Yunanistan imkansızı zorluyor! Yunanistan'ın skandal Meis Adası iddiası için uluslararası hukuk ne diyor? İşte detaylar...
Yunanistan, Türkiye'ye yakın Yunan adalarında tam kıta sahanlığı ve münhasır ekonomik bölge (MEB) talebinde ısrar ediyor. Doğu Akdeniz'de skandal taleplerde bulunan ve gerilimi tırmandıran Yunanistan adeta imkansızı zorluyor. Yunanistan'ın Doğu Akdeniz'deki iddiası ile ilgili uluslarası hukuk ne diyor? İşte detaylar...
Yunanistan'ın adalara deniz yetki alanları bakımından istisnasız ve koşulsuz olarak "tam etki" verilmesi gerektiğine yönelik tezinin, uluslararası mahkemelerce benzer durumlarda alınan kararlar incelendiğinde, imkansızı zorladığı görülüyor.
Gerek bölgede hidrokarbon rezervlerinin bulunduğunun anlaşılması gerek Yunanistan ve Güney Kıbrıs Rum yönetiminin (GKRY) Türkiye ve Kuzey Kıbrıs Türkiye Cumhuriyeti'nin haklarını göz ardı ederek attığı tek taraflı adımlar ışığında, Doğu Akdeniz son yıllarda uluslararası gündemin üst sıralarında yer alıyor.
YUNANİSTAN VE GKRY'NİN SKANDAL İDDİALARI
Kıbrıs Adası'nın tek hakimi gibi davranan GKRY'nin 2003, 2007 ve 2010 yıllarında sırasıyla Mısır, Lübnan ve İsrail'le imzaladığı anlaşmalar Türkiye tarafından tanınmıyor.
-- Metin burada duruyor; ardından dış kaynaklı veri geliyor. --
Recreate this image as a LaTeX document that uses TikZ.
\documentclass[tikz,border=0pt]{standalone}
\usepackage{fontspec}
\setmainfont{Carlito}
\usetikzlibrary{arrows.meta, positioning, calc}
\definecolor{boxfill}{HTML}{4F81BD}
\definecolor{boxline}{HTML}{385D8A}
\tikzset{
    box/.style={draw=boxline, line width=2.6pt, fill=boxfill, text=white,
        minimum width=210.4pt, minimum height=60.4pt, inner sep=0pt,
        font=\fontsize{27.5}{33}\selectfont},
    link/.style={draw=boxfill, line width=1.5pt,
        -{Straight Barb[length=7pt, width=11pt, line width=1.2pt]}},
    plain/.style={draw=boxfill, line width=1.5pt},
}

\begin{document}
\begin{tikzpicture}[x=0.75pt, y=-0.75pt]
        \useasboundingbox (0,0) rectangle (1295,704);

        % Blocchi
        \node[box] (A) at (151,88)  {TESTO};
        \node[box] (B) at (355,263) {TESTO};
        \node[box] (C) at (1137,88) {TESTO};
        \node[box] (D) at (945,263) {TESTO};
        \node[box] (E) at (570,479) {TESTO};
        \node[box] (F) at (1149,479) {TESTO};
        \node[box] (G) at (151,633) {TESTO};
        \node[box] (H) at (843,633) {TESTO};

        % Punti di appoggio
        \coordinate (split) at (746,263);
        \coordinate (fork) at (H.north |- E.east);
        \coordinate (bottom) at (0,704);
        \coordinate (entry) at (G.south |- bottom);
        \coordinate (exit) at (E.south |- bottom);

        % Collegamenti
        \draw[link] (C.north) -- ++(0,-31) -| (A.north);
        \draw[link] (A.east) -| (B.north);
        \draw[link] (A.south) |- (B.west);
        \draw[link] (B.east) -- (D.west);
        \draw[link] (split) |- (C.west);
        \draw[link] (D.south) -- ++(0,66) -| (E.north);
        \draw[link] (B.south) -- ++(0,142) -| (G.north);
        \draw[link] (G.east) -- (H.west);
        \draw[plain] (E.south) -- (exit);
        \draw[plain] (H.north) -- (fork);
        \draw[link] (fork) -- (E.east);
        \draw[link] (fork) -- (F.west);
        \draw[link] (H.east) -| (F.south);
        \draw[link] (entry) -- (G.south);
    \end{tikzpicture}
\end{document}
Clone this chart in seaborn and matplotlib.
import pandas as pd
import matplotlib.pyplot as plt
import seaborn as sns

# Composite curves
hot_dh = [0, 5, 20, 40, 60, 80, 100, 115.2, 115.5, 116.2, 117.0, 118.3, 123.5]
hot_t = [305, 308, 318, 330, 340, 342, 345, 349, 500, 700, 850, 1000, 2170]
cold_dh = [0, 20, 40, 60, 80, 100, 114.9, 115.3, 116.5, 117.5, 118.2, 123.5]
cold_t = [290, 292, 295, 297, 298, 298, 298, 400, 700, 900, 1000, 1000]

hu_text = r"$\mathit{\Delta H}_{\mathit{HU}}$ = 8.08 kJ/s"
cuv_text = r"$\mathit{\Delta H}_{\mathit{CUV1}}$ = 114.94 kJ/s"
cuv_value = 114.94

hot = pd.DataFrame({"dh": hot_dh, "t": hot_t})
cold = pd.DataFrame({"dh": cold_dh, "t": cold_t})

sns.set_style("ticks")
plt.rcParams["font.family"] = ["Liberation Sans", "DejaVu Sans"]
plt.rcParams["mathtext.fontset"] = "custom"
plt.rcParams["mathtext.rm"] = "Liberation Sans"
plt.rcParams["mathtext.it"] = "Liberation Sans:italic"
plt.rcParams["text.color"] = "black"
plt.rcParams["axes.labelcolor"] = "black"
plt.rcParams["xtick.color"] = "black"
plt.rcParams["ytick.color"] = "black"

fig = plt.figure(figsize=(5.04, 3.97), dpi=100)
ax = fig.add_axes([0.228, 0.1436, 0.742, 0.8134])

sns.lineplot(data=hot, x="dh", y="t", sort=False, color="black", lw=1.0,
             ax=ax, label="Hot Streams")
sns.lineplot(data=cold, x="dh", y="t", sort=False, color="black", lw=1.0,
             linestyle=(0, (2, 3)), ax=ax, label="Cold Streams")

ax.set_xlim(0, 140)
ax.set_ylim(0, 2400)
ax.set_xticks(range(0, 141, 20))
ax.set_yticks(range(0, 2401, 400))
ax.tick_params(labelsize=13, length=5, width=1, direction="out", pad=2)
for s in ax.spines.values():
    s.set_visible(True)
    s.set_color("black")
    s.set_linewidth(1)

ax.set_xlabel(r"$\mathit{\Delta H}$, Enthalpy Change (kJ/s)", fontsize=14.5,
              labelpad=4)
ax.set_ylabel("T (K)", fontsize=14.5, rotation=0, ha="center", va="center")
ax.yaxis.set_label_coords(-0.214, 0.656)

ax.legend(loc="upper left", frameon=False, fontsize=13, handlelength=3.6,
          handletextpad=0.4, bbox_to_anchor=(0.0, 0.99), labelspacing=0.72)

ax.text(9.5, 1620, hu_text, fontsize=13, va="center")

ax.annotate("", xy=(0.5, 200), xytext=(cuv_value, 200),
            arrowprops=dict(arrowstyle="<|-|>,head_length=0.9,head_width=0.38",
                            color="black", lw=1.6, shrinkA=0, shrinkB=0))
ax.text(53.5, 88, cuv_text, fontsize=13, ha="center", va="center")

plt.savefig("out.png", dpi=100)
Doğu Akdeniz'de deniz yetki alanlarının kıyıdaşlar arasında uluslararası hukuk, hakkaniyet ilkesi ve özel durumlar dikkate alınarak henüz sınırlandırılmamış olduğu görülüyor.
Bir yanda Doğu Akdeniz'de en uzun kıtasal kıyı şeridine sahip olan Türkiye'nin 2004'ten başlayarak çeşitli vesilelerle Birleşmiş Milletlerde (BM) kayda geçirdiği kıta sahanlığı sınırları, diğer yanda ise bilhassa Yunanistan'ın kendi ana karasına oldukça uzak Türkiye'ye ise çok yakında bulunan adalarına "tam etki" talep etmek suretiyle öne sürdüğü karşı iddialar bulunmakta.
Adaların "istisnasız ve koşulsuz" kıta sahanlığının olduğunu savunan Yunanistan ve GKRY, münhasır ekonomik bölge (MEB) hakkı bulunduğunu iddia ediyor. Bu durumda, kıta sahanlığı ve MEB sınırlandırılmasının ana karalar ile adalar arasında da istisnasız olarak "eşit uzaklık" ilkesine göre yapılması, dolayısıyla adalara her şartta "tam etki" tanınması gerektiği öne sürülüyor.
TÜRKİYE O SÖZLEŞMEYE TARAF DEĞİL
Yunanistan, taleplerini 1982 Birleşmiş Milletler Deniz Hukuku Sözleşmesi'nin (UNCLOS) 121'inci maddesine dayandırıyor. Türkiye'nin taraf olmadığı sözleşmenin söz konusu maddesi, adaların da ana karalar gibi kıta sahanlığına ve münhasır ekonomik bölgeye sahip olabileceğini öngörüyor.
Diğer taraftan, aynı sözleşmenin 74. ve 83. maddeleri ise kıyıları birbirine karşılıklı veya bitişik olan devletler arasında deniz yetki alanlarının anlaşmalar yoluyla ve hakkaniyete uygun olarak sınırlandırılması gerektiğini söylüyor. Esasen hakkaniyet ilkesi uluslararası teamül hukukunun da en temel ve öncelikli ilkeleri arasında bulunuyor.
Dolayısıyla Türkiye, yarı kapalı ve görece dar bir deniz olan Doğu Akdeniz'de kıta sahanlığı ve MEB sınırlandırılmasında her şeyden evvel hakkaniyet ilkesinin temel alınması gerektiğini savunuyor. Adalarla ilgili ise Türkiye "konum, cephe uzunlukları, ana karaların kıyı projeksiyonları üzerinde kesme etkisi" gibi özel durumların tamamının göz önünde bulundurulması gerektiğine işaret ediyor.
MÜZAKERE ÇAĞRISI
Türkiye, adalar ve deniz yetki alanı sınırlandırılmasıyla ilgili sorunları çözmek için başından beri hakkaniyet ve özel durumlar göz önünde bulundurularak çoklu müzakere çağrısında bulunuyor.